Friday, April 19, 2024

Wynton Marsalis Says Rap Music Is More Damaging to Black Minds Than a Confederate Statue

Wynton Marsalis performs in a second line during Jazz At Lincoln Center's 30th Anniversary Gala at Jazz at Lincoln Center on April 18, 2018 in New York City.
Wynton Marsalis performs in a second line during Jazz At Lincoln Center’s 30th Anniversary Gala at Jazz at Lincoln Center on April 18, 2018 in New York City.

*Jazz legend Wynton Marsalis got candid about his opinion of hip hop’s effect on black Americans, suggesting its more damaging than a statue of a Confederate general who fought to preserve slavery during the Civil War.

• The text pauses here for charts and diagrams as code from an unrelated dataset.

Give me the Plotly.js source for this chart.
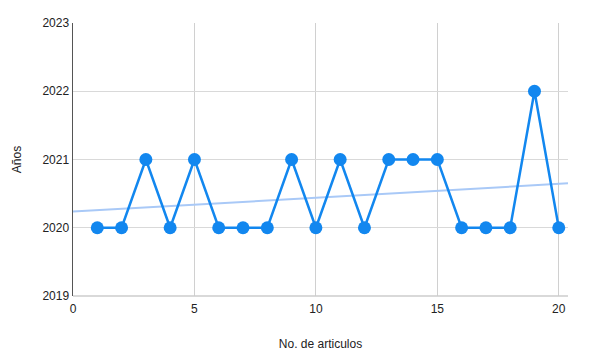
<!DOCTYPE html>
<html><head><meta charset="utf-8">
<script src="https://cdn.plot.ly/plotly-3.0.1.min.js"></script>
<style>html,body{margin:0;padding:0;background:#fff}#chart{width:589px;height:355px}</style>
</head><body><div id="chart"></div>
<script>
const articulos = [1,2,3,4,5,6,7,8,9,10,11,12,13,14,15,16,17,18,19,20];
const anios = [2020,2020,2021,2020,2021,2020,2020,2020,2021,2020,2021,2020,2021,2021,2021,2020,2020,2020,2022,2020];
const xTicks = [0,5,10,15,20];
const yTicks = [2019,2020,2021,2022,2023];

// linear trendline (least squares) from the data
const n = articulos.length;
const mx = articulos.reduce((a,b)=>a+b,0)/n;
const my = anios.reduce((a,b)=>a+b,0)/n;
let sxy=0, sxx=0;
for (let i=0;i<n;i++){ sxy += (articulos[i]-mx)*(anios[i]-my); sxx += (articulos[i]-mx)**2; }
const slope = sxy/sxx, icpt = my - slope*mx;
const xr = [0, 20.38];
const trend = {x: xr, y: xr.map(v=>icpt+slope*v), mode:'lines', line:{color:'#a9c9f7', width:2}, hoverinfo:'skip', showlegend:false};

const series = {x: articulos, y: anios, mode:'lines+markers',
  line:{color:'#1287ef', width:2.5}, marker:{color:'#1287ef', size:13}, showlegend:false, cliponaxis:false};

const layout = {
  width:589, height:355,
  margin:{l:73, r:21, t:23, b:59},
  paper_bgcolor:'#fff', plot_bgcolor:'#fff',
  font:{family:'Liberation Sans, Arial, sans-serif', size:12, color:'#222'},
  xaxis:{range:xr, tickvals:xTicks, ticktext:xTicks.map(String), showgrid:true, gridcolor:'#d0d0d0', gridwidth:1,
    zeroline:false, showline:false, ticks:'', ticklabelstandoff:4, tickfont:{size:12, color:'#222'},
    title:{text:'No. de articulos', font:{size:12, color:'#222'}, standoff:24}},
  yaxis:{range:[2019,2023], tickvals:yTicks, ticktext:yTicks.map(String), showgrid:true, gridcolor:'#d9d9d9', gridwidth:1,
    zeroline:false, showline:true, linecolor:'#555', linewidth:1.5, ticks:'', ticklen:0, tickfont:{size:12, color:'#222'},
    title:{text:'Años', font:{size:12, color:'#222'}, standoff:18}},
  shapes:[{type:'line', xref:'paper', yref:'paper', x0:0, x1:1, y0:0, y1:0, line:{color:'#cccccc', width:1.5}}]
};
Plotly.newPlot('chart', [trend, series], layout, {displayModeBar:false, staticPlot:true});
</script></body></html>
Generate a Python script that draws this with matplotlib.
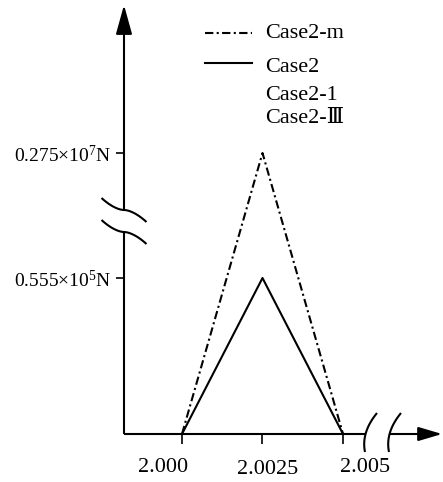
import numpy as np
import matplotlib
matplotlib.use('Agg')
import matplotlib.pyplot as plt
from matplotlib.lines import Line2D
from matplotlib.transforms import ScaledTranslation

# data
x_vals = [2.000, 2.0025, 2.005]
case2_m = [0.0, 0.275e7, 0.0]
case2 = [0.0, 0.555e5, 0.0]

x_ticks = [2.000, 2.0025, 2.005]
x_tick_labels = ['2.000', '2.0025', '2.005']
y_ticks = [0.555e5, 0.275e7]
y_tick_labels = ['0.555×10$^5$N', '0.275×10$^7$N']

legend_top = 'Case2-m'
legend_rest = ['Case2', 'Case2-1', 'Case2-Ⅲ']

plt.rcParams['font.family'] = ['Liberation Serif', 'DejaVu Serif', 'DejaVu Sans']
plt.rcParams['mathtext.fontset'] = 'custom'
plt.rcParams['mathtext.rm'] = 'Liberation Serif'
plt.rcParams['mathtext.it'] = 'Liberation Serif:italic'

W, H = 443, 482
fig = plt.figure(figsize=(W / 100, H / 100), dpi=100)
# axes box in pixels: origin (124, 434), right end 442, top 5
ax_w, ax_h = 442 - 124, 434 - 5
ax = fig.add_axes([124 / W, (H - 434) / H, ax_w / W, ax_h / H])

# broken y axis: piecewise linear scale (pixel heights above the x axis)
knots_data = [0.0, 0.555e5, 0.275e7, 1.0e7]
knots_pos = [0.0, 156.0, 281.0, 281.0 + 125.0 * (1.0e7 - 0.275e7) / (0.275e7 - 0.555e5)]


def fwd(y):
    return np.interp(y, knots_data, knots_pos)


def inv(p):
    return np.interp(p, knots_pos, knots_data)


ax.set_yscale('function', functions=(fwd, inv))
ax.set_ylim(0, float(inv(ax_h)))

px_per_unit = 161 / 0.005
ax.set_xlim(2.0 - (182 - 124) / px_per_unit, 2.0 + (442 - 182) / px_per_unit)

ax.plot(x_vals, case2_m, color='k', lw=1.5, dashes=(4, 1.6, 1, 1.6), clip_on=False)
ax.plot(x_vals, case2, color='k', lw=1.5, clip_on=False)

for s in ax.spines.values():
    s.set_visible(False)

ax.set_xticks(x_ticks, x_tick_labels)
ax.set_yticks(y_ticks, y_tick_labels)
ax.minorticks_off()
ax.tick_params(axis='x', direction='out', length=7, width=1.2, pad=10, labelsize=16)
ax.tick_params(axis='y', direction='out', length=6, width=1.2, pad=3, labelsize=14)

# the x labels in the original sit off their ticks
x_label_shift = [(-19, 0), (5, -2), (22, 0)]
for lab, (dx, dy) in zip(ax.get_xticklabels(), x_label_shift):
    lab.set_transform(lab.get_transform() + ScaledTranslation(dx / 100, dy / 100, fig.dpi_scale_trans))

# axis lines with breaks and arrow heads
ybrk_lo, ybrk_hi = 202 / ax_h, 224 / ax_h
xbrk_lo, xbrk_hi = (366 - 124) / ax_w, (390 - 124) / ax_w
kw = dict(color='k', lw=1.5, transform=ax.transAxes, clip_on=False, solid_capstyle='butt')
ax.plot([0, 0], [0, ybrk_lo], **kw)
ax.plot([0, xbrk_lo], [0, 0], **kw)
ax.annotate('', xy=(0, 1), xytext=(0, ybrk_hi), xycoords='axes fraction',
            arrowprops=dict(arrowstyle='-|>,head_length=1.8,head_width=0.5', color='k',
                            lw=1.5, shrinkA=0, shrinkB=0, mutation_scale=10))
ax.annotate('', xy=(1, 0), xytext=(xbrk_hi, 0), xycoords='axes fraction',
            arrowprops=dict(arrowstyle='-|>,head_length=1.45,head_width=0.43', color='k',
                            lw=1.5, shrinkA=0, shrinkB=0, mutation_scale=10))

# break marks
t = np.linspace(-1, 1, 60)
for cy in (ybrk_lo, ybrk_hi):
    bx = 22.5 * t / ax_w
    by = cy - 12 * np.sign(t) * np.abs(t) ** 1.7 / ax_h
    ax.plot(bx, by, **kw)
for cx in (xbrk_lo, xbrk_hi):
    bx = cx + (6 * t + 5 * t ** 2) / ax_w
    by = (1.5 + 19.5 * t) / ax_h
    ax.plot(bx, by, **kw)

# hand-drawn legend
fig.add_artist(Line2D([205 / W, 252 / W], [1 - 33 / H] * 2, color='k', lw=1.5,
                      dashes=(4, 1.6, 1, 1.6)))
fig.add_artist(Line2D([205 / W, 252 / W], [1 - 63 / H] * 2, color='k', lw=1.5))
fig.text(265 / W, 1 - 38 / H, legend_top, fontsize=16, va='baseline')
for txt, base in zip(legend_rest, [72, 100, 123]):
    fig.text(265 / W, 1 - base / H, txt, fontsize=16, va='baseline')

fig.savefig('out.png', dpi=100)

“My words are not that powerful. I started saying in 1985 I don’t think we should have a music talking about n*ggers and b*tches and h*es. It had no impact. I’ve said it. I’ve repeated it. I still repeat it. To me that’s more damaging than a statue of Robert E. Lee,” Marsalis told Washington Post journalist Jonathan Capehart’s Cape Up podcast.

Marsalis assisted New Orleans Mayor Mitch Landrieu in the removal of Lee’s statue last year, but feels that misogynist, negative lyrics in hip-hop are more damaging to African-Americans. “I feel that that’s much more of a racial issue than taking Robert E. Lee’s statue down,” he said. “There’s more n*ggers in that than there is in Robert E. Lee’s statue.”

Robert E. Lee commanded the Confederate army during the Civil War until he surrendered to the Union army in 1865, ending the four-year conflict. Statues dedicated to him have dotted the South, but many have recently been taken down.

Further discussing his point of hip hop being a bigger threat to the minds of black people than past transgressions, Marsalis tells the Washington Post: “It’s just like the toll the minstrel show took on black folks and on white folks. Now, all this ‘n*gger this,’ ‘b*tch that,’ ‘h* that,’ that’s just a fact at this point,” he said.

“For me, it was not a default position in the ’80s. Now that it is the default position, how you like me now? You like what it’s yielding? Something is wrong with you — you need your head examined if you like this.”

Asked about Kanye West’s comment about slavery being “a choice,” Marsalis said the rapper’s words shouldn’t be given much weight since he lacks the authority of an intellectual with prominence.

“I would not give seriousness to what he said, in that way. Okay? This guy is making products,” he said.

“It’s not like Martin Luther King said it, a person who knows or is conscious of a certain thing. … [H]e’s entitled to whatever it is he wants to say. The quality of his thought is in the products he makes.”